Since arriving in December of 2011, Simeone boasts an impressive 62% win percentage - a much better going than the 41% and 48% of his predecessors Quique Flores and Gregorio Manzano.

With the Champions League favourites of holders Bayern Munich, Barcelona, Real Madrid, Manchester United, Manchester City and Chelsea all starting the season with new managers, Atlético already have a key advantage.

Simeone already knows this team inside out, unlike his main rivals for the most sought-after trophy on the continent. That could be a bigger advantage than many might think.

3. A productive transfer window

Atlético lost their star player and one of the best strikers in the world very early on in this transfer window so you may wonder how their summer could possibly be considered a success.

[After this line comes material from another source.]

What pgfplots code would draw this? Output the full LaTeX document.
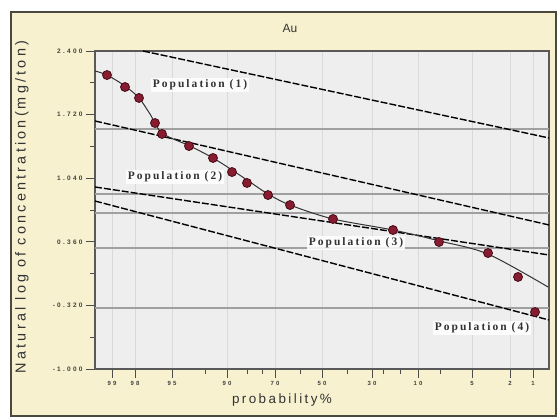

Having only received a fraction of Falcao's €60 million fee, the Madrid side could not simply go out and spend big on several names. Instead they bought wisely, bringing in David Villa in a deal that will cost no more than €5 million as well as 20-year-old Brazilian striker Léo Baptistão, signed from Rayo Vallecano across the city.

The club has also kept a hold of Diego Costa despite interest from Liverpool and Costa is just another talented attacking option on offer to Simeone. The Brazilian scored eight times in his matches of Atlético's Copa del Rey campaign last season and saves his best for the big nights.

4. Their position in La Liga's no man's land

Atlético finished last season's La Liga in third place, nine points behind rivals Real and ten ahead of Real Sociedad. They were comfortably third and knew they would be for several weeks before the last weekend of action.

With Barcelona and Real Madrid both strengthening their squads this summer by signing the likes of Neymar, Isco and possibly Gareth Bale, Atlético could well find themselves even further behind the top two this season. 

Meanwhile, seven of the nine sides that finished behind Atlético in the league last season have had to sell their best player. Those sides haven't replaced their departing stars with the same quality of David Villa, however, meaning El Atléti could end up in a kind of La Liga no man's land where they are so far behind the top two, but so far ahead of the chasing pack that they canter towards a destined third place finish.

When the Champions League steps up a gear around March next year, that could be a massive advantage. The opportunity to rest key players before European nights could see them knock out the likes of their La Liga rivals, the English sides, Dortmund and Munich and even PSG who all seem set to have domestic battles as tough and as important as their European ones.

5. Avoiding Barcelona and Real Madrid

Although Barça and Real are not the outright favourites that they once were, they are still, of course, two giants of the European game and the fact that Atlético will avoid them in the Group Stages and the Last 16 round is an understated bonus. 

To win the trophy you obviously have to beat the best at some point, but putting off the chance of a European night at the Camp Nou or Bernabéu for as long as possible is good thing for Diego Simeone. 

Barcelona and Madrid might even be knocked out by the time Atlético could potentially draw them at the quarter-final stage or they should at least have knocked out some of the tournaments other favourites. 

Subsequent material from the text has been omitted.